Tracy Nelson looked forward to holding her twin babies against her chest and feeling their beating hearts sync with hers. The picturesque moment of welcoming her babies into the world was not meant to be. 

On the long road of healing from a miscarriage, the daughter of Lynn and Carmen Bell arrived home to a failed delivery attempt notice from the post office.

“I hadn’t recalled ordering anything, which doesn’t mean much because I’ve forgotten things I’ve ordered on more than one occasion,” Nelson said.  

The next day, the package was delivered. She opened it.

“It brought tears to my eyes,” she said, noting the contents were from the Hopeful Hearts Project and helped her understand she was not alone in her emotions after such a loss.

The Fargo, N.D.-based organization started in 2017 with a mission to provide a community of support for parents who have endured the tremendous loss of a child.  The non-profit focuses on providing hope, healing and support to grieving parents.  

Contributed photo
The Hopeful Heart Project in Fargo sent a care package with a handwritten note to Tracy Nelson. The package arrived after the Frazee High School gradate had a miscarriage.

“I learned that miscarriages are common,” Nelson said. “After it happened to me I found out that 20 percent of pregnancies end up that way. You hear about them, but don’t think of the connection the mother has with the child. When you experience it, the impact is much bigger  on the parents than you thought it would be. There is trauma and grief that people don’t always understand that.”

FHS grad becomes a counselor

 After graduating from Frazee High School in 2004, Nelson went into criminal justice. She considered being a probation officer, but after working in a residential chemical dependency setting, she shifted to counseling.

“I saw people coming back  to us because of the (drug) use,” she said,  noting she wanted to join the many people who don’t give up on those who struggle with addiction. “I got my masters and have been counseling 10 years now. It has its rewarding moments.”

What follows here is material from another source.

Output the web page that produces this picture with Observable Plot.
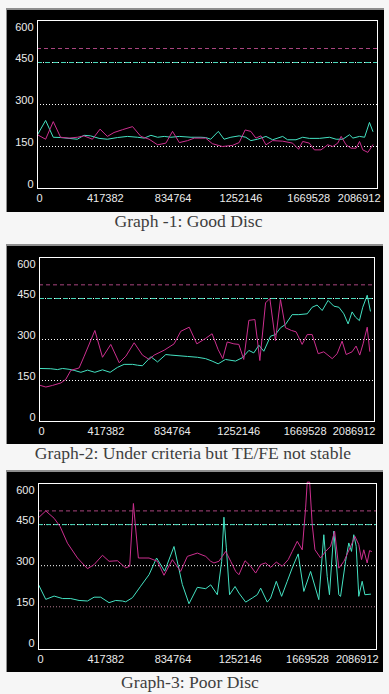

After many years of taking care of others, she found the love of her life, Aaron Nelson, and they both looked forward to taking care of children. On Nov. 10, 2021, Nelson learned she was pregnant. 

“As an aging and newly married couple (she is 35, he is 37), starting our family was our first task,” she said. “It was also a great Christmas present to give to our families and we couldn’t have been more excited.”

They began pitching names to one another. Their Christmas wishes seemed to be coming true, but the new year proved to be cruel. On  Jan. 7, Nelson had an ultra sound, due to some bleeding. She learned that she was carrying twins and neither had cardiac activity. The babies measured about two weeks smaller than her clinical gestation age. 

“They told us not to worry, because it could just be too early for heart beats and twins can measure smaller,” Nelson recalled, adding the orders to not worry were a tall task. 

Blood had been drawn and tests sent to the lab with results in a day or so. She went home. Meanwhile the miscarriage symptoms continued. It was Sunday evening when their fear was confirmed. 

“I was praying we had lost only one baby,” Nelson said, adding the next morning’s conversation with the doctor removed what hope remained. “The next few weeks I experienced a ton of physical and emotional things I don’t wish on anyone. I personally underestimated the loss a person feels when they lose an unborn baby. Now, I can appreciate and relate to what that feels like. It’s bigger than you know and you only know if you’ve experienced it.”

Nelson  emphasized she was not sharing her story to elicit sympathy, but to bring awareness “to such an amazing organization.”

“It’s one of those things that you don’t know is there until it is there for you,” she said. “They sent a bag full of gifts and I don’t have words to describe the emotions that rushed in as I read the kind words addressed to me in the card.”

A friend learned about their loss, and orchestrated a connection with Hopeful Hearts Project. The friend also lived through a miscarriage. Nelson added if anyone is struggling with such a loss, or know someone who is, to reach out.